--- start ---

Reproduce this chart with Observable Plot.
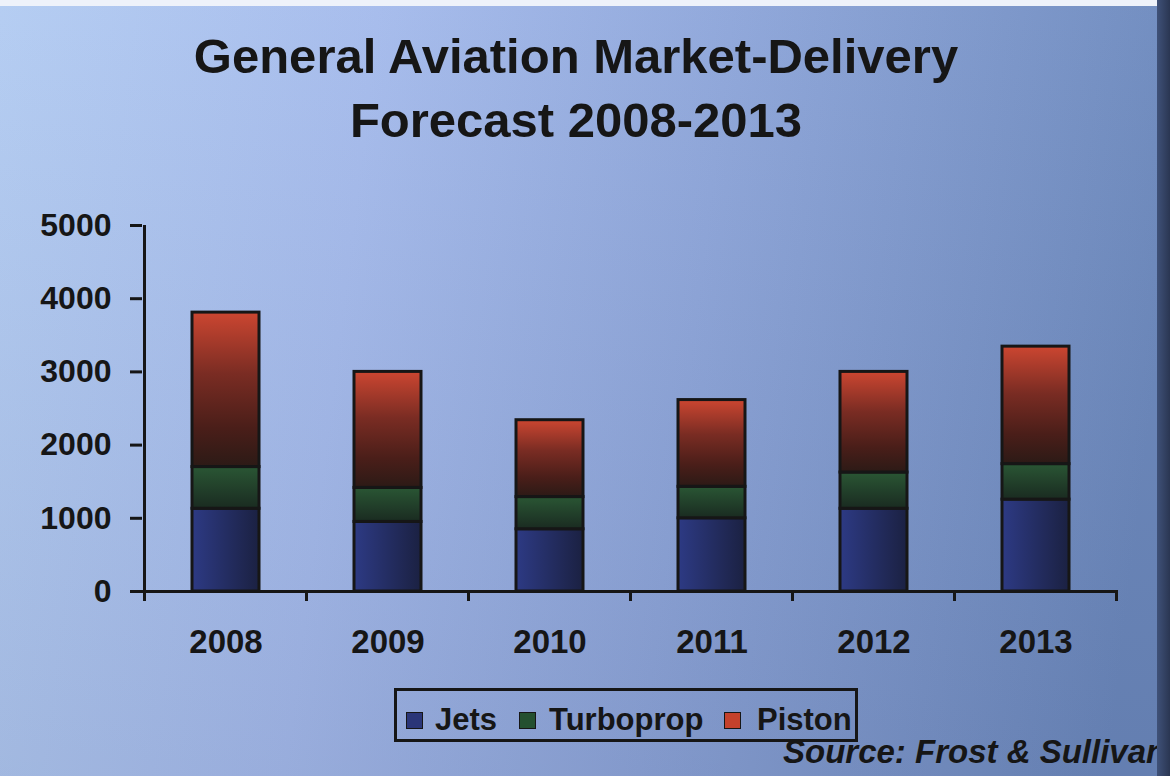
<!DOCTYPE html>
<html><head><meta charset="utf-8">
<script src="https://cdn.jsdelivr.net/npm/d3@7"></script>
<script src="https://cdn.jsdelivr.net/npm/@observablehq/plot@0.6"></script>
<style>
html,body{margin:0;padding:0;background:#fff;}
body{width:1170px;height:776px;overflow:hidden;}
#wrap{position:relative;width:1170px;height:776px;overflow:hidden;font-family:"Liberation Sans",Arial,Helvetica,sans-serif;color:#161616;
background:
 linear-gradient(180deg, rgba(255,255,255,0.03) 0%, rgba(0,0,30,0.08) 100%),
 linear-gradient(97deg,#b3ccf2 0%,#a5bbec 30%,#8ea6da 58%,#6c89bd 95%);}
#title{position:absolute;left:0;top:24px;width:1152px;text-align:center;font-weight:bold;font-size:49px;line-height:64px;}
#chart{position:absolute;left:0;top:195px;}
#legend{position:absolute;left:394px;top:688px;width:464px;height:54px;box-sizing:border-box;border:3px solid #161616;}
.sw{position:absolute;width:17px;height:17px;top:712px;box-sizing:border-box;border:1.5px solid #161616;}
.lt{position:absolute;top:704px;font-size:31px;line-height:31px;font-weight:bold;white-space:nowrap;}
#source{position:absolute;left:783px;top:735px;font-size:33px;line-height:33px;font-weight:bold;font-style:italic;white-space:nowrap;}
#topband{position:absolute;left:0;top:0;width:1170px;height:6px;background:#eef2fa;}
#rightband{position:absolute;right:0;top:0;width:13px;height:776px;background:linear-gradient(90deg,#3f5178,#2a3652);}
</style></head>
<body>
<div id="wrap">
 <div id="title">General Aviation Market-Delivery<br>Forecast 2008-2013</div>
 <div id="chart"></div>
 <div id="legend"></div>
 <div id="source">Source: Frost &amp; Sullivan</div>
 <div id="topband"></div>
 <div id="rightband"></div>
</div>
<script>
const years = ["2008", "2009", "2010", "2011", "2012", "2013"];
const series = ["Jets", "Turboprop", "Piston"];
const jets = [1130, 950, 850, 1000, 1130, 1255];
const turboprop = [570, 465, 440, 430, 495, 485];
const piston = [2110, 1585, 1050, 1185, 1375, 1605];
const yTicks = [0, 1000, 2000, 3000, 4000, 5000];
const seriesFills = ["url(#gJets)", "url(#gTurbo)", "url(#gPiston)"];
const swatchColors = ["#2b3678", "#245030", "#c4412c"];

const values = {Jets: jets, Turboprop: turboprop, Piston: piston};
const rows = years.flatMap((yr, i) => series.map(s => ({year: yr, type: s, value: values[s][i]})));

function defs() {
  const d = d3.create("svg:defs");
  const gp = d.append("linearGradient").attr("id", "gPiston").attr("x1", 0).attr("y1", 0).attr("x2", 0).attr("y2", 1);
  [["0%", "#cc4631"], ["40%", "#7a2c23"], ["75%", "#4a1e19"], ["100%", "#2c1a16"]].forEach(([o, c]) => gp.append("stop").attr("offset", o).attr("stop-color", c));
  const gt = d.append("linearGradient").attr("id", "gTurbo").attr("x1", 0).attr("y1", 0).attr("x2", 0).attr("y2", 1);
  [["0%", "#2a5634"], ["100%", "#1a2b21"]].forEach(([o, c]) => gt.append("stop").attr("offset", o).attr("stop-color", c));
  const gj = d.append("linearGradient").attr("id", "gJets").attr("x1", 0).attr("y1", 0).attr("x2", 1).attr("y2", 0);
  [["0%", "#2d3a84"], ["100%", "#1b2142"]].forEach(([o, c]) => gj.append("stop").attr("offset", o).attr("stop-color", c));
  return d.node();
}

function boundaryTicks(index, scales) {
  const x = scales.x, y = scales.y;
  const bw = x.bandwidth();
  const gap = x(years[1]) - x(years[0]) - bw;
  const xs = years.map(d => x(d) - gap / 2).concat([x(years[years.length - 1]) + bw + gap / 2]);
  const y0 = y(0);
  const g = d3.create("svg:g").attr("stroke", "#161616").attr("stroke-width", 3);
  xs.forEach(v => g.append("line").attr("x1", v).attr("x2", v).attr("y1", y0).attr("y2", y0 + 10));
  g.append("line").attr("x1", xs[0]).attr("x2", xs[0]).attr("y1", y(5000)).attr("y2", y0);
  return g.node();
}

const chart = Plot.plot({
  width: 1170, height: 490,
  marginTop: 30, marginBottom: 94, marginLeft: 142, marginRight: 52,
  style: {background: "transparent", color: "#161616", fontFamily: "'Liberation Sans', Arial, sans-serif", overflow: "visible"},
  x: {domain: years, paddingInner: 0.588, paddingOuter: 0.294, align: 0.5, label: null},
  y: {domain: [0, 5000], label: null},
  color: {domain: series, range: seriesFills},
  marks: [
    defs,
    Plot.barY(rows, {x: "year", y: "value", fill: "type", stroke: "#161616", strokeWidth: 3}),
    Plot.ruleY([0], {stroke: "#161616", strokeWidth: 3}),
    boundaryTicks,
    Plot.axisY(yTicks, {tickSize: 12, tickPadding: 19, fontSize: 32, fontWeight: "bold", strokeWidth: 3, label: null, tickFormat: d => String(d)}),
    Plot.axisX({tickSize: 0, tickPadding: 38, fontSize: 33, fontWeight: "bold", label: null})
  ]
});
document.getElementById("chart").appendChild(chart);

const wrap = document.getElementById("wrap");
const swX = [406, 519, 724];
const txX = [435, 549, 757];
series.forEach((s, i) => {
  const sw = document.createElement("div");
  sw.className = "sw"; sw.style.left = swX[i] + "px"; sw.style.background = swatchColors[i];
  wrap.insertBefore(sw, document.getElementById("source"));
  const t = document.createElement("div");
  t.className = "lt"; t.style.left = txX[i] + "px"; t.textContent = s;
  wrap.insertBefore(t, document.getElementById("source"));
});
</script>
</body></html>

--- end ---

**Directions**
Exclude every picture and copy the remaining data exactly.

**Reply to the exercise**
Reproduce this chart with Observable Plot.
<!DOCTYPE html>
<html><head><meta charset="utf-8">
<script src="https://cdn.jsdelivr.net/npm/d3@7"></script>
<script src="https://cdn.jsdelivr.net/npm/@observablehq/plot@0.6"></script>
<style>
html,body{margin:0;padding:0;background:#fff;}
body{width:1170px;height:776px;overflow:hidden;}
#wrap{position:relative;width:1170px;height:776px;overflow:hidden;font-family:"Liberation Sans",Arial,Helvetica,sans-serif;color:#161616;
background:
 linear-gradient(180deg, rgba(255,255,255,0.03) 0%, rgba(0,0,30,0.08) 100%),
 linear-gradient(97deg,#b3ccf2 0%,#a5bbec 30%,#8ea6da 58%,#6c89bd 95%);}
#title{position:absolute;left:0;top:24px;width:1152px;text-align:center;font-weight:bold;font-size:49px;line-height:64px;}
#chart{position:absolute;left:0;top:195px;}
#legend{position:absolute;left:394px;top:688px;width:464px;height:54px;box-sizing:border-box;border:3px solid #161616;}
.sw{position:absolute;width:17px;height:17px;top:712px;box-sizing:border-box;border:1.5px solid #161616;}
.lt{position:absolute;top:704px;font-size:31px;line-height:31px;font-weight:bold;white-space:nowrap;}
#source{position:absolute;left:783px;top:735px;font-size:33px;line-height:33px;font-weight:bold;font-style:italic;white-space:nowrap;}
#topband{position:absolute;left:0;top:0;width:1170px;height:6px;background:#eef2fa;}
#rightband{position:absolute;right:0;top:0;width:13px;height:776px;background:linear-gradient(90deg,#3f5178,#2a3652);}
</style></head>
<body>
<div id="wrap">
 <div id="title">General Aviation Market-Delivery<br>Forecast 2008-2013</div>
 <div id="chart"></div>
 <div id="legend"></div>
 <div id="source">Source: Frost &amp; Sullivan</div>
 <div id="topband"></div>
 <div id="rightband"></div>
</div>
<script>
const years = ["2008", "2009", "2010", "2011", "2012", "2013"];
const series = ["Jets", "Turboprop", "Piston"];
const jets = [1130, 950, 850, 1000, 1130, 1255];
const turboprop = [570, 465, 440, 430, 495, 485];
const piston = [2110, 1585, 1050, 1185, 1375, 1605];
const yTicks = [0, 1000, 2000, 3000, 4000, 5000];
const seriesFills = ["url(#gJets)", "url(#gTurbo)", "url(#gPiston)"];
const swatchColors = ["#2b3678", "#245030", "#c4412c"];

const values = {Jets: jets, Turboprop: turboprop, Piston: piston};
const rows = years.flatMap((yr, i) => series.map(s => ({year: yr, type: s, value: values[s][i]})));

function defs() {
  const d = d3.create("svg:defs");
  const gp = d.append("linearGradient").attr("id", "gPiston").attr("x1", 0).attr("y1", 0).attr("x2", 0).attr("y2", 1);
  [["0%", "#cc4631"], ["40%", "#7a2c23"], ["75%", "#4a1e19"], ["100%", "#2c1a16"]].forEach(([o, c]) => gp.append("stop").attr("offset", o).attr("stop-color", c));
  const gt = d.append("linearGradient").attr("id", "gTurbo").attr("x1", 0).attr("y1", 0).attr("x2", 0).attr("y2", 1);
  [["0%", "#2a5634"], ["100%", "#1a2b21"]].forEach(([o, c]) => gt.append("stop").attr("offset", o).attr("stop-color", c));
  const gj = d.append("linearGradient").attr("id", "gJets").attr("x1", 0).attr("y1", 0).attr("x2", 1).attr("y2", 0);
  [["0%", "#2d3a84"], ["100%", "#1b2142"]].forEach(([o, c]) => gj.append("stop").attr("offset", o).attr("stop-color", c));
  return d.node();
}

function boundaryTicks(index, scales) {
  const x = scales.x, y = scales.y;
  const bw = x.bandwidth();
  const gap = x(years[1]) - x(years[0]) - bw;
  const xs = years.map(d => x(d) - gap / 2).concat([x(years[years.length - 1]) + bw + gap / 2]);
  const y0 = y(0);
  const g = d3.create("svg:g").attr("stroke", "#161616").attr("stroke-width", 3);
  xs.forEach(v => g.append("line").attr("x1", v).attr("x2", v).attr("y1", y0).attr("y2", y0 + 10));
  g.append("line").attr("x1", xs[0]).attr("x2", xs[0]).attr("y1", y(5000)).attr("y2", y0);
  return g.node();
}

const chart = Plot.plot({
  width: 1170, height: 490,
  marginTop: 30, marginBottom: 94, marginLeft: 142, marginRight: 52,
  style: {background: "transparent", color: "#161616", fontFamily: "'Liberation Sans', Arial, sans-serif", overflow: "visible"},
  x: {domain: years, paddingInner: 0.588, paddingOuter: 0.294, align: 0.5, label: null},
  y: {domain: [0, 5000], label: null},
  color: {domain: series, range: seriesFills},
  marks: [
    defs,
    Plot.barY(rows, {x: "year", y: "value", fill: "type", stroke: "#161616", strokeWidth: 3}),
    Plot.ruleY([0], {stroke: "#161616", strokeWidth: 3}),
    boundaryTicks,
    Plot.axisY(yTicks, {tickSize: 12, tickPadding: 19, fontSize: 32, fontWeight: "bold", strokeWidth: 3, label: null, tickFormat: d => String(d)}),
    Plot.axisX({tickSize: 0, tickPadding: 38, fontSize: 33, fontWeight: "bold", label: null})
  ]
});
document.getElementById("chart").appendChild(chart);

const wrap = document.getElementById("wrap");
const swX = [406, 519, 724];
const txX = [435, 549, 757];
series.forEach((s, i) => {
  const sw = document.createElement("div");
  sw.className = "sw"; sw.style.left = swX[i] + "px"; sw.style.background = swatchColors[i];
  wrap.insertBefore(sw, document.getElementById("source"));
  const t = document.createElement("div");
  t.className = "lt"; t.style.left = txX[i] + "px"; t.textContent = s;
  wrap.insertBefore(t, document.getElementById("source"));
});
</script>
</body></html>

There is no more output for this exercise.